The Eritrean society has a tradition that addresses different socio-economic issues and settles disputes peacefully in accordance with the age-long customary laws. Most of the customary laws in Eritrea have been codified, with some dating as far back as the 15th century. This tradition is embedded in the social fabric of the Eritrean society and is part of the rich Eritrean cultural heritage. Considering the need to maintain the indigenous social values, on the one hand, and the need to cope with the dynamics of the socio-economic, political and cultural developments, on the other, it is necessary that the customary rules and procedures are adapted.

Mr. Aman further said “the feedback was very inspiring and we can understand how important and effective it was from the opinions we received, questions raised at the seminars and the number of participants.”

One of the programs conducted by judges and prosecutors was the pro-bono legal service, which aimed to help people have a clear understanding of their legal issues, to promote awareness on how the legal system works, to help people make better decisions by anticipating and avoiding problems and to help them understand the type of legal support they need and how to get it. As it is the MoJ’s primary task to ensure access to justice, the pro-bono legal service was offered freely throughout the country.

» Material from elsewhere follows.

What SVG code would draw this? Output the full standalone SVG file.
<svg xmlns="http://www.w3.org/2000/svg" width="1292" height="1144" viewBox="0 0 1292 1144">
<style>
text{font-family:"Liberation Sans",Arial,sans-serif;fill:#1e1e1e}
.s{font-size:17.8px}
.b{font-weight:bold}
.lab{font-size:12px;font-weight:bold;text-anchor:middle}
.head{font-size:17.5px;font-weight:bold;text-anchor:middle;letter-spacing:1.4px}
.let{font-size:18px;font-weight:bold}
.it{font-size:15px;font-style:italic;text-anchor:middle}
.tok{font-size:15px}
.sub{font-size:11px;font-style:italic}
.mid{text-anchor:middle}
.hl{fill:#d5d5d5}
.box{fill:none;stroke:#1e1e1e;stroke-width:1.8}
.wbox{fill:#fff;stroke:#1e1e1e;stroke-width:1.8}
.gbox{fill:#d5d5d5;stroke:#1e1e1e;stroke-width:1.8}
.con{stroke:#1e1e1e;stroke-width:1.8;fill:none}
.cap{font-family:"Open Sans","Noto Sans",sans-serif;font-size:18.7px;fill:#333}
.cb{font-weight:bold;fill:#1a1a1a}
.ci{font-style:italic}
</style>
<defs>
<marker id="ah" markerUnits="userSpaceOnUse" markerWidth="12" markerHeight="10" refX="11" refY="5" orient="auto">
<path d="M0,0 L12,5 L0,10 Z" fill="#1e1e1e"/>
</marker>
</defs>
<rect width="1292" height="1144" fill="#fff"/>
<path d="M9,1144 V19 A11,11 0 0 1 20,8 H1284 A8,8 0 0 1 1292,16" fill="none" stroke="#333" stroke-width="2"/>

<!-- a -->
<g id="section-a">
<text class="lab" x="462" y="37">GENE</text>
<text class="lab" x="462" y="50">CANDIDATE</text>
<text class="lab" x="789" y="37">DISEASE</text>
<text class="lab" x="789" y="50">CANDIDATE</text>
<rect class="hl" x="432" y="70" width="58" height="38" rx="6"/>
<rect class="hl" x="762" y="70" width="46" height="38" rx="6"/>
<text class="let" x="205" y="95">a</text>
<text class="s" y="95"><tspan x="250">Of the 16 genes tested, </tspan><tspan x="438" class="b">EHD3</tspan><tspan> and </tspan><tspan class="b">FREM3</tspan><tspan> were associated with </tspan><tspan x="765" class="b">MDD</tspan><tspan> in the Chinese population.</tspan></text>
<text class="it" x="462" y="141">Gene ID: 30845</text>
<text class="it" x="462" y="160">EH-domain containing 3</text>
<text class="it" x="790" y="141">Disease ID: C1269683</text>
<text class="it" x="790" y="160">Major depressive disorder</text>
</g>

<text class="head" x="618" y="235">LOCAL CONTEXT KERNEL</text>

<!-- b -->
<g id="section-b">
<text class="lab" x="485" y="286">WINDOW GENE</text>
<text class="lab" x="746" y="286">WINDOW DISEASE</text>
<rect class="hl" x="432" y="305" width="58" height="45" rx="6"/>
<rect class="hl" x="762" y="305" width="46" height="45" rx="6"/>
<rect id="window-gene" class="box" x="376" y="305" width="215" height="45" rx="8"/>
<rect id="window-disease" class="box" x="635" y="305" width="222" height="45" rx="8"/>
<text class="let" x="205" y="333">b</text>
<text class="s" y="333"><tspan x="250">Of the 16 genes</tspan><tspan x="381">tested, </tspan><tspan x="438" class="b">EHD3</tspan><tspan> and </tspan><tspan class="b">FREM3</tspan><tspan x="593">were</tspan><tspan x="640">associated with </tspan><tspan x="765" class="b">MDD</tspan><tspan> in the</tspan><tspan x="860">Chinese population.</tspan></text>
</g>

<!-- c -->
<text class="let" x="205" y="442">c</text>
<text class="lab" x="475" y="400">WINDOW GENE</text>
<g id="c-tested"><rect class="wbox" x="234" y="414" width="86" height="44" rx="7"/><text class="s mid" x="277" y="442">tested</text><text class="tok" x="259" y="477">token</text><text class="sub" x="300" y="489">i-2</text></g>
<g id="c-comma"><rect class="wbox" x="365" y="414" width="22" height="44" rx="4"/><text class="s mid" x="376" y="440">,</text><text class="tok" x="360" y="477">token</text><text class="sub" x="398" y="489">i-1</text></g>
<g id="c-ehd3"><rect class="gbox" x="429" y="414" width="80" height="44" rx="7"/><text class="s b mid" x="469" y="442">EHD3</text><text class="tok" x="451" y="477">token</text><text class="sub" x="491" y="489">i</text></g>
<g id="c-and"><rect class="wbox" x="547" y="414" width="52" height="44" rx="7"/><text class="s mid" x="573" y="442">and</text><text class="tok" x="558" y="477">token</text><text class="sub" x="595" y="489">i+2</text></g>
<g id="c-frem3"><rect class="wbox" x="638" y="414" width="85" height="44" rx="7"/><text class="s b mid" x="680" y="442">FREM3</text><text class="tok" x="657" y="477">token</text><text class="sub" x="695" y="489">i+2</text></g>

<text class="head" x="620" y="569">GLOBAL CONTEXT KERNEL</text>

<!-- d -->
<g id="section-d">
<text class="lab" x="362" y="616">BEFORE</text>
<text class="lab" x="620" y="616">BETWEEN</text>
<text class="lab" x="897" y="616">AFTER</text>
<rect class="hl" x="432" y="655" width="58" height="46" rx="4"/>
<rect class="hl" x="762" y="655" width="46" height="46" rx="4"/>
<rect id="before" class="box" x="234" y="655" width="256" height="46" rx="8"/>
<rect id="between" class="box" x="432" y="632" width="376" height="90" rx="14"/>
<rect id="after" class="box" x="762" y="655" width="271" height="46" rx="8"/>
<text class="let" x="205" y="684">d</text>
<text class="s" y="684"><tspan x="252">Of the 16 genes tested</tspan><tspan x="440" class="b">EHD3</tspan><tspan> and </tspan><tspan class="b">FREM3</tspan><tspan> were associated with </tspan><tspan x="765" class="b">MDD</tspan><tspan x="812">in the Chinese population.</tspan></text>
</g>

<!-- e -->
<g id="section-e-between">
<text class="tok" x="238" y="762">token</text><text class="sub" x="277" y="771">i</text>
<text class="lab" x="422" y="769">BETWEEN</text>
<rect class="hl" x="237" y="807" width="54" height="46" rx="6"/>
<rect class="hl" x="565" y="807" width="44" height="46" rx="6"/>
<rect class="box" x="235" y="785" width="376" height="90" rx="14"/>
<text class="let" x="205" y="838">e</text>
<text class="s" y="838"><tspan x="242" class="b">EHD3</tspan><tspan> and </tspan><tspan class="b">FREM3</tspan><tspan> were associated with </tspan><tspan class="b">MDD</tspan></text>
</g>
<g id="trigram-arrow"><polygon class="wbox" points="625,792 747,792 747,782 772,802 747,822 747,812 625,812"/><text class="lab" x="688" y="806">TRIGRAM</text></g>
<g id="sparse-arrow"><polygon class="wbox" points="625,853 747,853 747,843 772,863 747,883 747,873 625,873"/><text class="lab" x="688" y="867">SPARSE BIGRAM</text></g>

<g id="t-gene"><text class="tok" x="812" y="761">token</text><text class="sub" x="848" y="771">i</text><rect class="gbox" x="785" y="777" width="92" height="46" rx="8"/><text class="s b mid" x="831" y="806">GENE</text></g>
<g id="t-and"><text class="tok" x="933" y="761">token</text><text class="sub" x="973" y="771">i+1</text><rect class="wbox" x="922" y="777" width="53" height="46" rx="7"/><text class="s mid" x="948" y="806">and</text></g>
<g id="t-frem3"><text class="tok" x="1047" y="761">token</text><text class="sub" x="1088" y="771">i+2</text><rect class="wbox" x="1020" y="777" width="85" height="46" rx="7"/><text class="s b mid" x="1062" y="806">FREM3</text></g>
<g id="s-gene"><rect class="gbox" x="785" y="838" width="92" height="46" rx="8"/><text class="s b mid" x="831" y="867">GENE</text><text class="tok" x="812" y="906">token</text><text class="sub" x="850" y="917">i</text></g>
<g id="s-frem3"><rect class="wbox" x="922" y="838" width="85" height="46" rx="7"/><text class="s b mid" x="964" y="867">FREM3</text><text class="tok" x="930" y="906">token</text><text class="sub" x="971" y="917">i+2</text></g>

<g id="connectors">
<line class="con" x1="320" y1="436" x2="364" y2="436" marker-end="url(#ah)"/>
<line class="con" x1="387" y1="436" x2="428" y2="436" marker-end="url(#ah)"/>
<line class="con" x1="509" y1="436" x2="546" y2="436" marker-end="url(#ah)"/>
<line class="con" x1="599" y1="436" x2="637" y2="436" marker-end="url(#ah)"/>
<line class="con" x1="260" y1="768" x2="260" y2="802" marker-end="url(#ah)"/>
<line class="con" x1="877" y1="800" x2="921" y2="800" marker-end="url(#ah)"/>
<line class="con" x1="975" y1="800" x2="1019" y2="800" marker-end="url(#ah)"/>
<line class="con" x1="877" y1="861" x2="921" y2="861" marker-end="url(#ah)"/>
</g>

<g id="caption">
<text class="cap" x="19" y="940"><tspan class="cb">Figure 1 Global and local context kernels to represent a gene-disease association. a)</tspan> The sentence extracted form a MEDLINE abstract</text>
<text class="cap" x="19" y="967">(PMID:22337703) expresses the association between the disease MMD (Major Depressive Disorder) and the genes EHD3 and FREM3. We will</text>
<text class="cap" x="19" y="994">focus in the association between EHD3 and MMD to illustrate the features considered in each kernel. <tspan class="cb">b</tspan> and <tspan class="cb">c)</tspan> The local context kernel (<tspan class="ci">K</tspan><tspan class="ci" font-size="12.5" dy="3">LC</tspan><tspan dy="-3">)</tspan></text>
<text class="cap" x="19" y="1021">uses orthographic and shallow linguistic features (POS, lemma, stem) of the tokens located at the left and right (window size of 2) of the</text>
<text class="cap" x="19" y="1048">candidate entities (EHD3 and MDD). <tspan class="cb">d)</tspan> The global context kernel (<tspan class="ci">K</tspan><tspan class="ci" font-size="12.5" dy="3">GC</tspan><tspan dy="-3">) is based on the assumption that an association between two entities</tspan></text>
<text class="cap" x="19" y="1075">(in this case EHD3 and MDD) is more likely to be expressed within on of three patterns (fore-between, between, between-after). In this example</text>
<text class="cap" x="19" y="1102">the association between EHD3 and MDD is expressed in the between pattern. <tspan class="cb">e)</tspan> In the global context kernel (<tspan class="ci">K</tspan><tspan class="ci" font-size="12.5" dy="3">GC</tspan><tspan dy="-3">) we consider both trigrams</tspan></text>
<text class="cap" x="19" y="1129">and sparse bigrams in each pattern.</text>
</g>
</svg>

A special program concerning legal issues was also given to Eritrean citizens who reside abroad as part of the Law Week. Experts from the MoJ gave briefings on issues that are of particular concern to the Eritrean Diaspora such as issues of nationality, the national service, customs regulations, the nominal Rehabilitation Tax for nationals in the Diaspora and their rights and obligations in relation to personal cases. This outreach program was significant in such a way that it signals the level of attention given to the needs and concerns of citizens abroad.

Different research papers were also presented on law and nation building, Eritrea and international law, implementation of the major Codes of the 2015, technology and administration of justice and drafting and consolidation of laws. This has demonstrated the capacity of the young lawyers, who make up the backbone of the MoJ’s staff. The average age of the MoJ’s personnel is 35 with an average work experience of eight years.

A program targeting students from elementary to secondary school level was also part of the events organized for the Law Week. This was conducted to educate the students about what is right or wrong under the law. Although children under 12 cannot be held accountable for criminal cases, they still need to understand the acceptable and unacceptable behaviors within the community they live because these cases will be categorized into legal and illegal matters when they turn 18 with attendant labilities for indictment if when committed thereafter.

An exhibition was also organized at the premises of the MoJ by interested citizens and institutions, including Mr. Fitsum’s documents of customary laws and colonial period legal documents. This has demonstrated the cycle of legal documentation, the structure of the MoJ, the newly drafted legal codes of Eritrea, among others. The social activities conducted included planting trees, cycling competition and blood donation.

Regarding future plans of the MoJ, Mr. Aman said that in addition to programs that are aired on radio and television and articles published in the newspaper, the MoJ is considering producing drama aimed at raising the public’s awareness about legal matters. To extend pro-bono legal services, the MoJ is also considering the introduction of legal service clinics.

The Law Week, the first of its kind in Eritrea, will continue to be held in a better organized fashion with a view to reaching out more people.